Because we are pro gold and silver (hard money or honest money) we have a hard time believing that gold and silver have reached their tops, unlike Mr. Nadler. For one thing, gold and silver are not yet near the levels (accounting for inflation) that they reached in the 1970s and early 1980s.

For another thing, this economic downturn is far more severe than the economic downturn of the 1970s. Central banks have dumped trillions into the economy worldwide, an inflationary enterprise that in our opinion is bound to be reflected in upwards price movements of gold and silver.

We don't see anything ridiculous about US$2,000 or US$3,000 gold and a related price for silver, as silver tends to travel in a ratio to gold. Even at US$2,000, one would be seeing prices that were not a lot higher than gold was at its previous high of US$850 or so, accounting for inflation. And, as we have pointed out, the economic distortions are so much worse this time around that we think gold and silver will have commensurately deeper reactions to what is yet to come.

Another factor driving the price of gold and silver is the Internet itself. Millions have discovered hard-money economics in the past few years, and this knowledge will likely sweep the world over the next few decades. That is why we are confident about predicting that eventually some sort of gold and silver standard will be pro-offered by monetary elites desperate to control or "manage" the new economic ideology before it swamps their control totally.

The monetary elite is not stupid by any means. The monetary elite in our opinion is comprised, in part, of amazingly wealthy families that have helped control the levers of finance for generations and think generationally as well. These families will beat a tactical retreat as they have before in the face of an informational technology that is crushing the dominant social themes they have worked so hard to erect and threatens to sweep away the entire central banking establishment that has controlled money for close to the 300 years.

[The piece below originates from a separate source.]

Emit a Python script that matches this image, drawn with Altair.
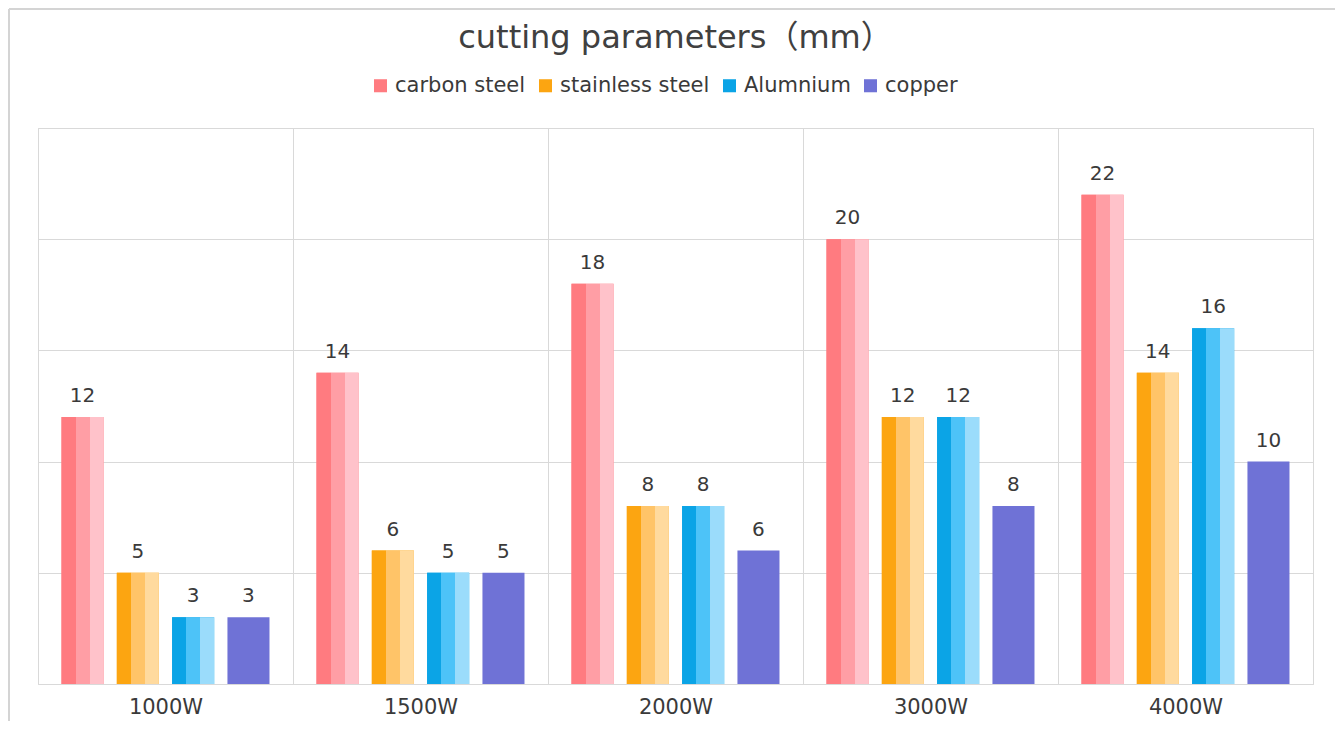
import altair as alt
import pandas as pd

categories = ["1000W", "1500W", "2000W", "3000W", "4000W"]
series = ["carbon steel", "stainless steel", "Alumnium", "copper"]
carbon = [12, 14, 18, 20, 22]
stainless = [5, 6, 8, 12, 14]
aluminium = [3, 5, 8, 12, 16]
copper = [3, 5, 6, 8, 10]

dark = ["#FF7B80", "#FCA511", "#0BA4E6", "#6F72D6"]
mid = ["#FF9EA5", "#FFC468", "#4DC3F8", "#6F72D6"]
light = ["#FFC2CA", "#FFDA9E", "#9BDCFB", "#6F72D6"]

FONT = "'DejaVu Sans', 'Noto Sans CJK SC', sans-serif"

rows = []
for s, vals in zip(series, [carbon, stainless, aluminium, copper]):
    for c, v in zip(categories, vals):
        rows.append({"power": c, "material": s, "value": v})
df = pd.DataFrame(rows)

x = alt.X(
    "power:N", sort=categories,
    scale=alt.Scale(paddingInner=0, paddingOuter=0),
    axis=alt.Axis(title=None, labelAngle=0, ticks=False, domain=False, grid=True,
                  tickBand="extent", gridColor="#d9d9d9", labelFontSize=21,
                  labelColor="#3a3a3a", labelPadding=12, labelFont=FONT),
)
xo = alt.XOffset("material:N", sort=series,
                 scale=alt.Scale(domain=series, paddingInner=0.24, paddingOuter=0.425))
y = alt.Y("value:Q", scale=alt.Scale(domain=[0, 25]),
          axis=alt.Axis(title=None, labels=False, ticks=False, domain=False,
                        values=[0, 5, 10, 15, 20, 25], gridColor="#d9d9d9"))

base = alt.Chart(df).mark_bar().encode(
    x=x, xOffset=xo, y=y,
    color=alt.Color("material:N", sort=series,
                    scale=alt.Scale(domain=series, range=dark),
                    legend=alt.Legend(title=None, orient="none", direction="horizontal",
                                      legendX=332, legendY=-53, symbolType="square",
                                      symbolSize=170, labelFontSize=21, labelColor="#3a3a3a",
                                      labelFont=FONT, columnPadding=9, symbolStrokeWidth=0)),
)

layers = [base]
for i, s in enumerate(series[:3]):
    grad = alt.Gradient(
        gradient="linear", x1=0, x2=1, y1=0, y2=0,
        stops=[
            alt.GradientStop(offset=0, color=dark[i]),
            alt.GradientStop(offset=0.333, color=dark[i]),
            alt.GradientStop(offset=0.334, color=mid[i]),
            alt.GradientStop(offset=0.666, color=mid[i]),
            alt.GradientStop(offset=0.667, color=light[i]),
            alt.GradientStop(offset=1, color=light[i]),
        ],
    )
    layers.append(
        alt.Chart(df).transform_filter(alt.datum.material == s)
        .mark_bar(fill=grad).encode(x=x, xOffset=xo, y=y)
    )

text = alt.Chart(df).mark_text(dy=-11, baseline="bottom", fontSize=20, color="#3a3a3a",
                               font=FONT).encode(x=x, xOffset=xo, y=y, text="value:Q")
layers.append(text)

# decorative outer frame (left and top edges of the picture frame)
frame_df = pd.DataFrame({"k": [0]})
frame_left = alt.Chart(frame_df).mark_rule(color="#d4d4d4", strokeWidth=2).encode(
    x=alt.value(-29), y=alt.value(-119), y2=alt.value(600))
frame_top = alt.Chart(frame_df).mark_rule(color="#d4d4d4", strokeWidth=2).encode(
    x=alt.value(-29), x2=alt.value(1300), y=alt.value(-119))
layers += [frame_left, frame_top]

chart = alt.layer(*layers).properties(
    width=1275, height=556,
    autosize="none",
    padding={"left": 30, "top": 120, "right": 22, "bottom": 37},
    title=alt.TitleParams("cutting parameters（mm）", fontSize=32, font=FONT,
                          color="#404040", fontWeight="normal", anchor="middle", offset=-47),
).configure_view(stroke="#d9d9d9", strokeWidth=1)

chart.save("out.html", embed_options={"renderer": "svg", "actions": False})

We can see the signs of the retreat of the monetary elite already. The various enterprises of a warlike West are to be moderated and increased socialism and leveling is to be implemented in its wake. It is here that the great initiatives will begin to founder and the Hegelian approach, in our humble opinion, will begin to founder.

Conclusion:

The retreat will be graceful of course, and tactical in nature, but by the time it has fully occurred, the parameters of the new world will hardly be recognizable. Gold and silver will be far more important than they are now and the political processes that generate increased regulation, increased taxes and increased inflation will be diminished. Authoritarianism will be less forceful and public discourse less constrained. It can hardly be otherwise in an Internet era. Trends do not grow to the sky and the inevitable counter-cycle is already underway.